When I slipped the key in the door and heard the ward lock turn, a giddy relief washed over me.

I was close now; I could feel it. Floorboards creaked beneath me as I stepped into the darkened space, and I caught a whiff of extinguished candle.

Inside, I was met with an astonishing sight.

It was a large room, big enough to hold at least forty people fairly comfortably.

Through the light filtering in from the antechamber, I could make out what at first appeared to be stalactites and stalagmites, but which, upon closer inspection, were glass bottles.

Multicolored, and by the looks of them, very old, they hung from the ceiling just like the ones in my basement, but here they were matched by similar bottles secured to the floor, each rising up to meet its twin.

The entire installation spooled out in matching concentric circles, their openings aligned as if they were exchanging energy somehow.

A quick search for a light switch proved fruitless, so carefully, I walked around the bottles until I came to an enormous altar.

It was strewn with candles and various quasi-religious paraphernalia—stone gods and metal goddesses, twig structures and prayer candles.

It felt cluttered and haphazard, but it gave me a bad feeling.

There was nothing overtly diabolical, no pentagrams or Baphomets or anything like that, but whatever this was used for, I knew in my bones it wasn’t good.

At the center of the altar was a set of books, one of which lay open like a holy text.

Leaning over it, I could just make out images on the open pages, but the light from the antechamber wasn’t enough to see any detail, so I grabbed a match from over by the candles and lit it.

Under that flickering illumination, the chilling illustration became clear.

It was similar to the drawings I’d once seen in the codex in the scriptorium.

The left-hand page featured the woman in the blue robes, Mary the Prophetess, but where the images in the other book had been meticulously rendered, this had none of that beauty.

It was inexpertly executed and had a squalid malevolence to it.

And then there was the right-hand page. It showed the horrific details of a bloody massacre—a blindfolded victim and hordes rising up from the underworld coming to collect her.

What followed on subsequent pages were depictions of bloodshed, of monsters, and of unthinkable torture and pain.
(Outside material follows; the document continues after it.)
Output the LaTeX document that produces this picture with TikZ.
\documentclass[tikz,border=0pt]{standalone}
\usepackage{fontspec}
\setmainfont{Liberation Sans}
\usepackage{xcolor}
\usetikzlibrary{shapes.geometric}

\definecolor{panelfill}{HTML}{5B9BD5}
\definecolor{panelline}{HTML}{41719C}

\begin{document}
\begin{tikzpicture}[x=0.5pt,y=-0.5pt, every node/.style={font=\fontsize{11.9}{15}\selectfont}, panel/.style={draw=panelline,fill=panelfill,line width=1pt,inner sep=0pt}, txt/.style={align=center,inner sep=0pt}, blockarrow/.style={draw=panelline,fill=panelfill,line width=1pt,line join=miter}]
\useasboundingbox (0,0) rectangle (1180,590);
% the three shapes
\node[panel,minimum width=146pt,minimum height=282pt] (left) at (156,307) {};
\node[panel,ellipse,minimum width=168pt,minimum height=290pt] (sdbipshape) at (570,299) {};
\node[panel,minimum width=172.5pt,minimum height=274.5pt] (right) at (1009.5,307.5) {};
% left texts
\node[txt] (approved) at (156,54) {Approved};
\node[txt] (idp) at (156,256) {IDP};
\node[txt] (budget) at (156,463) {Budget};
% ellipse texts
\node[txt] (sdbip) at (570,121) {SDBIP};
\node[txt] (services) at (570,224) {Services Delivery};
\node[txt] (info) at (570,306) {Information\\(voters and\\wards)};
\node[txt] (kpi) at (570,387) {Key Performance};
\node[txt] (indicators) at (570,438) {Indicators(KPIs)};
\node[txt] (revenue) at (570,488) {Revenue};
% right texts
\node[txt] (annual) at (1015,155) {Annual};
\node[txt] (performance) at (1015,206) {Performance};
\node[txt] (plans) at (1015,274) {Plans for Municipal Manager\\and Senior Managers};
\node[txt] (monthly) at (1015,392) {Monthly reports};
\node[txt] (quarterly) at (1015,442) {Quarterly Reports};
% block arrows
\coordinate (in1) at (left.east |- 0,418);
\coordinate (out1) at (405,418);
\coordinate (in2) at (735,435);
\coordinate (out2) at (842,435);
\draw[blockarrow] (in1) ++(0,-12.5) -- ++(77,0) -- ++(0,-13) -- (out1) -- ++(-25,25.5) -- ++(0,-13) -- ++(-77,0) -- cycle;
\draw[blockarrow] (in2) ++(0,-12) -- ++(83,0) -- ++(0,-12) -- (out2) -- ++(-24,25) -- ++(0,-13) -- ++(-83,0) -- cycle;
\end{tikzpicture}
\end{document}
The final page showed a crude depiction of a man in a robe feeding a yellow plant to horrific beasts.

Below the image, the text read Les Terribles. The Terrible Ones.

I knew that phrase. I’d heard it in my dreams, but I’d also seen it once before. Help! Paloma’s email had begun. And then it had gone on to describe being kidnapped, having her memory erased, and nightmarish creatures she had called the Terrible Ones.
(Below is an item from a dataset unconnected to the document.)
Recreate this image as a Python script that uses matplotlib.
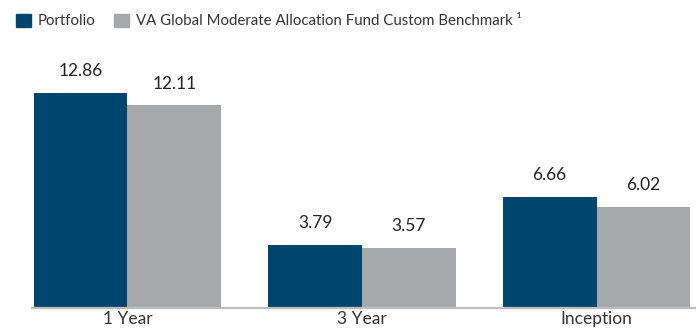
import numpy as np
import matplotlib.pyplot as plt
from matplotlib.patches import Patch

# returns by period (%)
periods = ["1 Year", "3 Year", "Inception"]
portfolio = [12.86, 3.79, 6.66]
benchmark = [12.11, 3.57, 6.02]
series_names = ["Portfolio", "VA Global Moderate Allocation Fund Custom Benchmark \u00b9"]

BLUE = "#00466e"
GREY = "#a7a8aa"

plt.rcParams['font.family'] = ['Lato', 'DejaVu Sans']

fig = plt.figure(figsize=(6.96, 3.31), dpi=100)
ax = fig.add_axes([32 / 696, (331 - 308) / 331, 664 / 696, 248 / 331])

x = np.arange(len(periods))
w = 0.4
b1 = ax.bar(x - w / 2, portfolio, w, color=BLUE)
b2 = ax.bar(x + w / 2, benchmark, w, color=GREY)

for bars, vals in ((b1, portfolio), (b2, benchmark)):
    for rect, v in zip(bars, vals):
        ax.annotate(f"{v:.2f}", (rect.get_x() + rect.get_width() / 2, v),
                    xytext=(0, 10), textcoords="offset points",
                    ha="center", va="bottom", fontsize=12.5, color="#222222")

ax.set_xlim(-0.407, 2.424)
ax.set_ylim(0, 14.83)
ax.set_xticks(x)
ax.set_xticklabels(periods, fontsize=12.5, color="#333333")
ax.tick_params(axis="x", length=0, pad=2)
ax.set_yticks([])
for s in ("top", "right", "left"):
    ax.spines[s].set_visible(False)
ax.spines["bottom"].set_color("#bdbdbd")
ax.spines["bottom"].set_linewidth(1.6)

handles = [Patch(color=BLUE), Patch(color=GREY)]
fig.legend(handles, series_names, loc="upper left", bbox_to_anchor=(0.003, 1.0),
           ncol=2, frameon=False, fontsize=10.8, handlelength=1.0, handleheight=1.0,
           handletextpad=0.5, columnspacing=1.2, labelcolor="#333333")

fig.savefig("out.png", dpi=100)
A wave of disgust washed over me, though I couldn’t say exactly why, and I took a step back from the book.

I didn’t want to be in this space anymore.

It felt toxic, spoiled somehow. Satisfied this was what I meant to find, I started from the room, but then stopped and turned around slowly.
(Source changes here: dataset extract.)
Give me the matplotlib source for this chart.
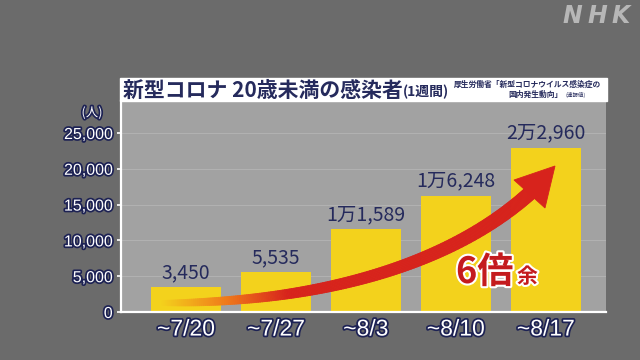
import numpy as np
import matplotlib.pyplot as plt
from matplotlib import patheffects as pe
from matplotlib.collections import PolyCollection
from matplotlib.patches import Rectangle, Polygon
from matplotlib.colors import to_rgb

### data
weeks = ["~7/20", "~7/27", "~8/3", "~8/10", "~8/17"]
cases = [3450, 5535, 11589, 16248, 22960]
case_labels = ["3,450", "5,535", "1万1,589", "1万6,248", "2万2,960"]
yticks = [0, 5000, 10000, 15000, 20000, 25000]
ytick_labels = ["0", "5,000", "10,000", "15,000", "20,000", "25,000"]

CJK = ['Noto Sans CJK JP', 'DejaVu Sans']
NARROW = ['Liberation Sans', 'DejaVu Sans']
NAVY = '#252a5c'
outline = [pe.withStroke(linewidth=2.5, foreground='#1d2254')]

fig = plt.figure(figsize=(6.4, 3.6), dpi=100, facecolor='#6b6b6b')

# main bar chart
ax = fig.add_axes([121/640, 48/360, 485/640, 211/360], zorder=1)
ax.set_facecolor('#a2a2a2')
x = np.arange(len(weeks))
ax.bar(x, cases, width=0.78, color='#f3d21c', zorder=2)
ax.set_xlim(-0.72, 4.67)
ax.set_ylim(0, 29470)
for v in yticks[1:]:
    ax.axhline(v, color='#b1b1b1', lw=0.8, zorder=1)
for s in ['top', 'right']:
    ax.spines[s].set_visible(False)
for s in ['left', 'bottom']:
    ax.spines[s].set_color('white')
    ax.spines[s].set_linewidth(1.6)

ax.set_yticks(yticks, ytick_labels)
ax.set_xticks(x, weeks)
ax.tick_params(axis='y', colors='white', length=3, width=1.2, pad=3, labelsize=11.5)
ax.tick_params(axis='x', length=0, pad=4, labelsize=16.5, labelcolor='white')
for lab in ax.get_yticklabels() + ax.get_xticklabels():
    lab.set_fontfamily(NARROW)
    lab.set_path_effects(outline)

for xi, v, lab in zip(x, cases, case_labels):
    ax.annotate(lab, (xi, v), xytext=(0, 3), textcoords='offset points',
                ha='center', va='bottom', fontsize=14, color=NAVY, family=CJK)

# overlay in pixel coordinates for title, arrow, logo
ov = fig.add_axes([0, 0, 1, 1], zorder=5)
ov.set_xlim(0, 640)
ov.set_ylim(360, 0)
ov.axis('off')
ov.patch.set_alpha(0)

ov.add_patch(Rectangle((120, 78), 487, 23, color='white'))
t = ov.text(123, 90, "新型コロナ 20歳未満の感染者", fontsize=15, fontweight='bold',
            color=NAVY, family=CJK, va='center', ha='left')
ov.annotate("(1週間)", xy=(1, 0.42), xycoords=t, fontsize=10, fontweight='bold',
            color=NAVY, family=CJK, va='center', ha='left')
ov.text(601, 84, "厚生労働省「新型コロナウイルス感染症の", fontsize=5.6, color=NAVY,
        family=CJK, va='center', ha='right', fontweight='bold')
ov.text(563, 94.5, "国内発生動向」", fontsize=5.6, color=NAVY,
        family=CJK, va='center', ha='right', fontweight='bold')
ov.text(565, 95, "(速報値)", fontsize=4, color=NAVY,
        family=CJK, va='center', ha='left')

ov.text(92, 113, "(人)", fontsize=9, color='white', family=CJK,
        ha='center', va='center', path_effects=outline)

# curved arrow, yellow -> red tail
P = np.array([[160, 303], [320, 303], [450, 265], [530, 193]], float)
tt = np.linspace(0, 1, 240)
pts = ((1-tt)**3)[:, None]*P[0] + (3*tt*(1-tt)**2)[:, None]*P[1] \
    + (3*tt**2*(1-tt))[:, None]*P[2] + (tt**3)[:, None]*P[3]
d = np.gradient(pts, axis=0)
nrm = np.stack([-d[:, 1], d[:, 0]], axis=1)
nrm /= np.linalg.norm(nrm, axis=1)[:, None]
w = 1.8 + 5.2*tt**0.45
left = pts + nrm*w[:, None]
right = pts - nrm*w[:, None]
yellow = np.array(to_rgb('#f3d21c'))
orange = np.array(to_rgb('#f07a1a'))
red = np.array(to_rgb('#d7231c'))
polys, cols = [], []
for i in range(len(tt)-1):
    polys.append([left[i], left[i+1], right[i+1], right[i]])
    f = tt[i] / 0.28
    if f < 0.5:
        c = yellow + (orange - yellow)*(f/0.5)
    elif f < 1:
        c = orange + (red - orange)*((f-0.5)/0.5)
    else:
        c = red
    cols.append(c)
ov.add_collection(PolyCollection(polys, facecolors=cols, edgecolors=cols, linewidths=0.6))
ov.add_patch(Polygon([[514, 180], [555, 166], [545, 208]], closed=True,
                     facecolor=red, edgecolor=red, lw=0.6))

# 6倍余
ov.text(456, 283, "6倍", fontsize=26, fontweight='bold', color='#c41b1e', family=CJK,
        ha='left', va='baseline', path_effects=[pe.withStroke(linewidth=3, foreground='white')])
ov.text(517, 283, "余", fontsize=15, fontweight='bold', color='#c41b1e', family=CJK,
        ha='left', va='baseline', path_effects=[pe.withStroke(linewidth=3, foreground='white')])

# logo
for ch, cx in zip("NHK", [572, 597, 621]):
    ov.text(cx, 16, ch, fontsize=17, fontweight='heavy', style='italic',
            color='#b7b7b7', ha='center', va='center', family=['DejaVu Sans'])

fig.savefig('out.png', dpi=100, facecolor=fig.get_facecolor())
Something had caught my eye. There was something else on the altar, wasn’t there?

Among the carved wooden figures and the candles was something I’d passed over initially.

Since discovering who I was, I had been focusing solely on Charles and the code.

I’d all but forgotten about the relic, had thought it was no more than a red herring, but there it was, sitting on the altar between a bundle of foul-smelling dried herbs and a statue of what might be Anubis.

It was much smaller than I imagined it would be, only a bit bigger than the palm of my hand, and where I had imagined graceful figures, the thirteen bodies were twisted, distorted, with holes for eyes, large, terrible sunken things.

In the center was Janus, but it was also something else, wasn’t it?

It had two faces, but it also bore horns, and it had a hostile wickedness to it that made me finally certain that whatever magic or science was practiced at Hildegard, there was some arm of it that bled fiercely into the occult.

Time was running out—I’d been in that room far too long already—but I was now faced with a dilemma.

Take it with me and risk angering whosever space this was, or leave it and assume it held no deeper importance?

A beat and then it was decided. I slipped it in my pocket, bolted from the room, and locked the door behind me.